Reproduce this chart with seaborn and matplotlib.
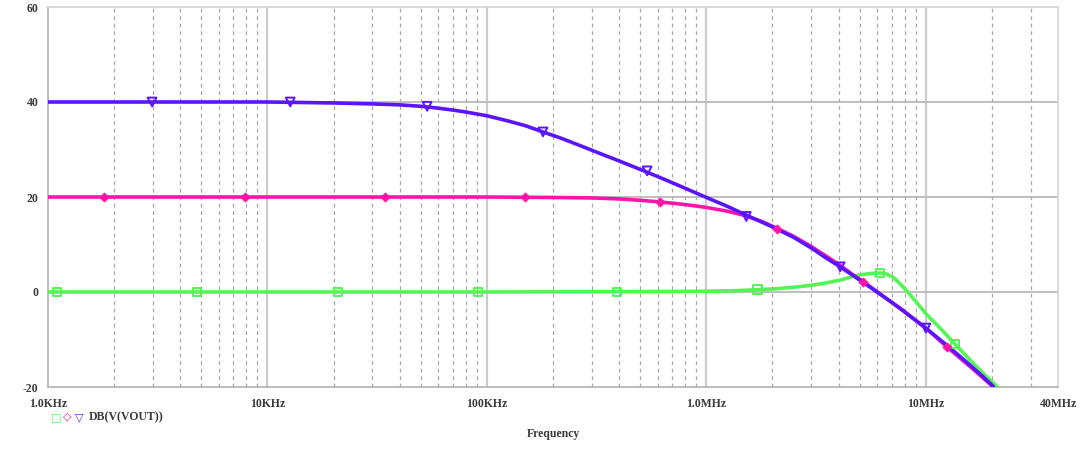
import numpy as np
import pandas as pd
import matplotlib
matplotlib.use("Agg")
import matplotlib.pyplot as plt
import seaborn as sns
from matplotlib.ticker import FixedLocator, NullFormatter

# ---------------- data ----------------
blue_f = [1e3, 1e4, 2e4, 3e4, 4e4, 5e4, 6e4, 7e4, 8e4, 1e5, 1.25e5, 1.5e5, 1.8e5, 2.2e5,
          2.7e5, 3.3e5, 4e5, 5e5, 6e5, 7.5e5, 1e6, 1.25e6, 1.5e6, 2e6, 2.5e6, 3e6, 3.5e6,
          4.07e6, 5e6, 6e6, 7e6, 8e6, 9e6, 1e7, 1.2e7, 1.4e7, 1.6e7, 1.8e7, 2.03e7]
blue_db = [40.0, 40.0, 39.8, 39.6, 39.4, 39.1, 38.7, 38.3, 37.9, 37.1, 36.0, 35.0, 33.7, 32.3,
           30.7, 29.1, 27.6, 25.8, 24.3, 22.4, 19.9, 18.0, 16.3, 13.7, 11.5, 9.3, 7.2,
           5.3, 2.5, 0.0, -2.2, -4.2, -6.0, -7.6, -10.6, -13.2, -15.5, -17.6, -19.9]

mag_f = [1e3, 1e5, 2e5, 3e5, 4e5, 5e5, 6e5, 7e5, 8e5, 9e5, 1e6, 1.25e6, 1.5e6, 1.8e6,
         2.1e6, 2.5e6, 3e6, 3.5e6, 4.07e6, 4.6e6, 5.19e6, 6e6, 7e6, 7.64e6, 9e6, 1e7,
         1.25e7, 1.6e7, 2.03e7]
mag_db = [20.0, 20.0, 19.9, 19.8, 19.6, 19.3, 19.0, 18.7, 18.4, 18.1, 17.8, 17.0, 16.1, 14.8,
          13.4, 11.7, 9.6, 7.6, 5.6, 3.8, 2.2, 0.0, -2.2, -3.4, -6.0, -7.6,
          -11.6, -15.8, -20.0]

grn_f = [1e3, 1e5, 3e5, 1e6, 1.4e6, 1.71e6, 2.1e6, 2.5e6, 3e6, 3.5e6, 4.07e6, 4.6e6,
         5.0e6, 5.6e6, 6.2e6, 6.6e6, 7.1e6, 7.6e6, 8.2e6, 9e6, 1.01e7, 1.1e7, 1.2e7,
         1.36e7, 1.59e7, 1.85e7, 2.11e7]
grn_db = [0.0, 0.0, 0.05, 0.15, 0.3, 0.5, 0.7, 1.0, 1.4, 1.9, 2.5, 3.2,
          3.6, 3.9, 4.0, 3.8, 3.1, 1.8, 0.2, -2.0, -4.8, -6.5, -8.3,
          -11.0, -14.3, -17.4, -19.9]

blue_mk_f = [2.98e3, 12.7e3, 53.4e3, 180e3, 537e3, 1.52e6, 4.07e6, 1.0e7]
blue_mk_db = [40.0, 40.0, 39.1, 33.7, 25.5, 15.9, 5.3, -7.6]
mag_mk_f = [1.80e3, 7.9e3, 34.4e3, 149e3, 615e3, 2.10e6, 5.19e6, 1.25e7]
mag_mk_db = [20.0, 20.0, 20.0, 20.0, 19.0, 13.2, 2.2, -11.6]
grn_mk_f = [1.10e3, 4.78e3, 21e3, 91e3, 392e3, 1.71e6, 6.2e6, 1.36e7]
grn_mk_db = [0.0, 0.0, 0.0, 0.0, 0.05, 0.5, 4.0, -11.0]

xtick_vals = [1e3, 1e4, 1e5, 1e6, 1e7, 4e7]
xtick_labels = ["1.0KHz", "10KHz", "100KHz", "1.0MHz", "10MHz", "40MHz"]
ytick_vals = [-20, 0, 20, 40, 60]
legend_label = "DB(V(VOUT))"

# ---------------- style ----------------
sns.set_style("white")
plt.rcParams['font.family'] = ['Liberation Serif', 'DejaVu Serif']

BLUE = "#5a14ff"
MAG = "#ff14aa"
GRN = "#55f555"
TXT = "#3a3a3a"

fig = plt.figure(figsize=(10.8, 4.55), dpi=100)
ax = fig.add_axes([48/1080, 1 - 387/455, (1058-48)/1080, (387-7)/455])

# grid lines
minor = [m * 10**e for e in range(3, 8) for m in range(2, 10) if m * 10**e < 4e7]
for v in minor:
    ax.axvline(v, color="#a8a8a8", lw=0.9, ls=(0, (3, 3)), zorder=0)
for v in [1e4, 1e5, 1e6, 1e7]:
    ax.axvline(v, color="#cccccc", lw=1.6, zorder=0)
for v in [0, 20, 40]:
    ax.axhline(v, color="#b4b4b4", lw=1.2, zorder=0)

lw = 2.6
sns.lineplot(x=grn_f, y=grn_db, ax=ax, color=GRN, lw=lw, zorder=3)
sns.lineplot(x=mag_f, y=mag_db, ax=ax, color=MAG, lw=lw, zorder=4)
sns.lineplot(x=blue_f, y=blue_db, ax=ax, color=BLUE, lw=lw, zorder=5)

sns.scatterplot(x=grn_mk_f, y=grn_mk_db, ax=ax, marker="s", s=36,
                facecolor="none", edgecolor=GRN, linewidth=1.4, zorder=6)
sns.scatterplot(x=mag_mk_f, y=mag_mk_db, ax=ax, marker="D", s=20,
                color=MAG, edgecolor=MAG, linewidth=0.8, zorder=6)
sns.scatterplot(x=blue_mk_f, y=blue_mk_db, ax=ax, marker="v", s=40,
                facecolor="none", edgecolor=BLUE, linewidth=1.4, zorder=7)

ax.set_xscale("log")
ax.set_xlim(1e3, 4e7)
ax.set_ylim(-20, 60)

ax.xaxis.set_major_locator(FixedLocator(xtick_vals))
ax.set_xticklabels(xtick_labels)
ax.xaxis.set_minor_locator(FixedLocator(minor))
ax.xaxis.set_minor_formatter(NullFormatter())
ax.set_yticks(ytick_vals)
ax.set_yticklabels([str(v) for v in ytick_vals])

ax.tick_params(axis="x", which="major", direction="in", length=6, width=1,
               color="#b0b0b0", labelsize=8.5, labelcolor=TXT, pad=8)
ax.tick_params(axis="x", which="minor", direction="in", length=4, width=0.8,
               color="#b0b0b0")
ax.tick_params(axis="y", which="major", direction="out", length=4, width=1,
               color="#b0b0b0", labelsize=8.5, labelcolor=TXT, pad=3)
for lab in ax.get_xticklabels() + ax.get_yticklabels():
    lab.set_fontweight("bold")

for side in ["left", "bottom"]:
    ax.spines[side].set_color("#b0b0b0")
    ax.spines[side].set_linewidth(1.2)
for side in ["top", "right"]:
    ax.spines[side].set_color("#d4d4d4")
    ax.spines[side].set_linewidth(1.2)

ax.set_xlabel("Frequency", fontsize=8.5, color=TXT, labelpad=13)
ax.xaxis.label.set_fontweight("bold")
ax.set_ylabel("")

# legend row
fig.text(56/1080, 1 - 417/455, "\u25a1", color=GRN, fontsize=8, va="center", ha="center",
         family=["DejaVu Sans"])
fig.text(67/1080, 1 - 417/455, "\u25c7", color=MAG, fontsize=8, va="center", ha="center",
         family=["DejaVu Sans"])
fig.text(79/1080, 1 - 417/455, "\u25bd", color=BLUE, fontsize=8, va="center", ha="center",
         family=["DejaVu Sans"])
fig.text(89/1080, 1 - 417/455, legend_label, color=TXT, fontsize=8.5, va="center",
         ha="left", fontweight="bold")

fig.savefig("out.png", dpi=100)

• _Written task_: Pictures excluded, quote all the data above exactly.

• _Answer to the exercise_:
Reproduce this chart with seaborn and matplotlib.
import numpy as np
import pandas as pd
import matplotlib
matplotlib.use("Agg")
import matplotlib.pyplot as plt
import seaborn as sns
from matplotlib.ticker import FixedLocator, NullFormatter

# ---------------- data ----------------
blue_f = [1e3, 1e4, 2e4, 3e4, 4e4, 5e4, 6e4, 7e4, 8e4, 1e5, 1.25e5, 1.5e5, 1.8e5, 2.2e5,
          2.7e5, 3.3e5, 4e5, 5e5, 6e5, 7.5e5, 1e6, 1.25e6, 1.5e6, 2e6, 2.5e6, 3e6, 3.5e6,
          4.07e6, 5e6, 6e6, 7e6, 8e6, 9e6, 1e7, 1.2e7, 1.4e7, 1.6e7, 1.8e7, 2.03e7]
blue_db = [40.0, 40.0, 39.8, 39.6, 39.4, 39.1, 38.7, 38.3, 37.9, 37.1, 36.0, 35.0, 33.7, 32.3,
           30.7, 29.1, 27.6, 25.8, 24.3, 22.4, 19.9, 18.0, 16.3, 13.7, 11.5, 9.3, 7.2,
           5.3, 2.5, 0.0, -2.2, -4.2, -6.0, -7.6, -10.6, -13.2, -15.5, -17.6, -19.9]

mag_f = [1e3, 1e5, 2e5, 3e5, 4e5, 5e5, 6e5, 7e5, 8e5, 9e5, 1e6, 1.25e6, 1.5e6, 1.8e6,
         2.1e6, 2.5e6, 3e6, 3.5e6, 4.07e6, 4.6e6, 5.19e6, 6e6, 7e6, 7.64e6, 9e6, 1e7,
         1.25e7, 1.6e7, 2.03e7]
mag_db = [20.0, 20.0, 19.9, 19.8, 19.6, 19.3, 19.0, 18.7, 18.4, 18.1, 17.8, 17.0, 16.1, 14.8,
          13.4, 11.7, 9.6, 7.6, 5.6, 3.8, 2.2, 0.0, -2.2, -3.4, -6.0, -7.6,
          -11.6, -15.8, -20.0]

grn_f = [1e3, 1e5, 3e5, 1e6, 1.4e6, 1.71e6, 2.1e6, 2.5e6, 3e6, 3.5e6, 4.07e6, 4.6e6,
         5.0e6, 5.6e6, 6.2e6, 6.6e6, 7.1e6, 7.6e6, 8.2e6, 9e6, 1.01e7, 1.1e7, 1.2e7,
         1.36e7, 1.59e7, 1.85e7, 2.11e7]
grn_db = [0.0, 0.0, 0.05, 0.15, 0.3, 0.5, 0.7, 1.0, 1.4, 1.9, 2.5, 3.2,
          3.6, 3.9, 4.0, 3.8, 3.1, 1.8, 0.2, -2.0, -4.8, -6.5, -8.3,
          -11.0, -14.3, -17.4, -19.9]

blue_mk_f = [2.98e3, 12.7e3, 53.4e3, 180e3, 537e3, 1.52e6, 4.07e6, 1.0e7]
blue_mk_db = [40.0, 40.0, 39.1, 33.7, 25.5, 15.9, 5.3, -7.6]
mag_mk_f = [1.80e3, 7.9e3, 34.4e3, 149e3, 615e3, 2.10e6, 5.19e6, 1.25e7]
mag_mk_db = [20.0, 20.0, 20.0, 20.0, 19.0, 13.2, 2.2, -11.6]
grn_mk_f = [1.10e3, 4.78e3, 21e3, 91e3, 392e3, 1.71e6, 6.2e6, 1.36e7]
grn_mk_db = [0.0, 0.0, 0.0, 0.0, 0.05, 0.5, 4.0, -11.0]

xtick_vals = [1e3, 1e4, 1e5, 1e6, 1e7, 4e7]
xtick_labels = ["1.0KHz", "10KHz", "100KHz", "1.0MHz", "10MHz", "40MHz"]
ytick_vals = [-20, 0, 20, 40, 60]
legend_label = "DB(V(VOUT))"

# ---------------- style ----------------
sns.set_style("white")
plt.rcParams['font.family'] = ['Liberation Serif', 'DejaVu Serif']

BLUE = "#5a14ff"
MAG = "#ff14aa"
GRN = "#55f555"
TXT = "#3a3a3a"

fig = plt.figure(figsize=(10.8, 4.55), dpi=100)
ax = fig.add_axes([48/1080, 1 - 387/455, (1058-48)/1080, (387-7)/455])

# grid lines
minor = [m * 10**e for e in range(3, 8) for m in range(2, 10) if m * 10**e < 4e7]
for v in minor:
    ax.axvline(v, color="#a8a8a8", lw=0.9, ls=(0, (3, 3)), zorder=0)
for v in [1e4, 1e5, 1e6, 1e7]:
    ax.axvline(v, color="#cccccc", lw=1.6, zorder=0)
for v in [0, 20, 40]:
    ax.axhline(v, color="#b4b4b4", lw=1.2, zorder=0)

lw = 2.6
sns.lineplot(x=grn_f, y=grn_db, ax=ax, color=GRN, lw=lw, zorder=3)
sns.lineplot(x=mag_f, y=mag_db, ax=ax, color=MAG, lw=lw, zorder=4)
sns.lineplot(x=blue_f, y=blue_db, ax=ax, color=BLUE, lw=lw, zorder=5)

sns.scatterplot(x=grn_mk_f, y=grn_mk_db, ax=ax, marker="s", s=36,
                facecolor="none", edgecolor=GRN, linewidth=1.4, zorder=6)
sns.scatterplot(x=mag_mk_f, y=mag_mk_db, ax=ax, marker="D", s=20,
                color=MAG, edgecolor=MAG, linewidth=0.8, zorder=6)
sns.scatterplot(x=blue_mk_f, y=blue_mk_db, ax=ax, marker="v", s=40,
                facecolor="none", edgecolor=BLUE, linewidth=1.4, zorder=7)

ax.set_xscale("log")
ax.set_xlim(1e3, 4e7)
ax.set_ylim(-20, 60)

ax.xaxis.set_major_locator(FixedLocator(xtick_vals))
ax.set_xticklabels(xtick_labels)
ax.xaxis.set_minor_locator(FixedLocator(minor))
ax.xaxis.set_minor_formatter(NullFormatter())
ax.set_yticks(ytick_vals)
ax.set_yticklabels([str(v) for v in ytick_vals])

ax.tick_params(axis="x", which="major", direction="in", length=6, width=1,
               color="#b0b0b0", labelsize=8.5, labelcolor=TXT, pad=8)
ax.tick_params(axis="x", which="minor", direction="in", length=4, width=0.8,
               color="#b0b0b0")
ax.tick_params(axis="y", which="major", direction="out", length=4, width=1,
               color="#b0b0b0", labelsize=8.5, labelcolor=TXT, pad=3)
for lab in ax.get_xticklabels() + ax.get_yticklabels():
    lab.set_fontweight("bold")

for side in ["left", "bottom"]:
    ax.spines[side].set_color("#b0b0b0")
    ax.spines[side].set_linewidth(1.2)
for side in ["top", "right"]:
    ax.spines[side].set_color("#d4d4d4")
    ax.spines[side].set_linewidth(1.2)

ax.set_xlabel("Frequency", fontsize=8.5, color=TXT, labelpad=13)
ax.xaxis.label.set_fontweight("bold")
ax.set_ylabel("")

# legend row
fig.text(56/1080, 1 - 417/455, "\u25a1", color=GRN, fontsize=8, va="center", ha="center",
         family=["DejaVu Sans"])
fig.text(67/1080, 1 - 417/455, "\u25c7", color=MAG, fontsize=8, va="center", ha="center",
         family=["DejaVu Sans"])
fig.text(79/1080, 1 - 417/455, "\u25bd", color=BLUE, fontsize=8, va="center", ha="center",
         family=["DejaVu Sans"])
fig.text(89/1080, 1 - 417/455, legend_label, color=TXT, fontsize=8.5, va="center",
         ha="left", fontweight="bold")

fig.savefig("out.png", dpi=100)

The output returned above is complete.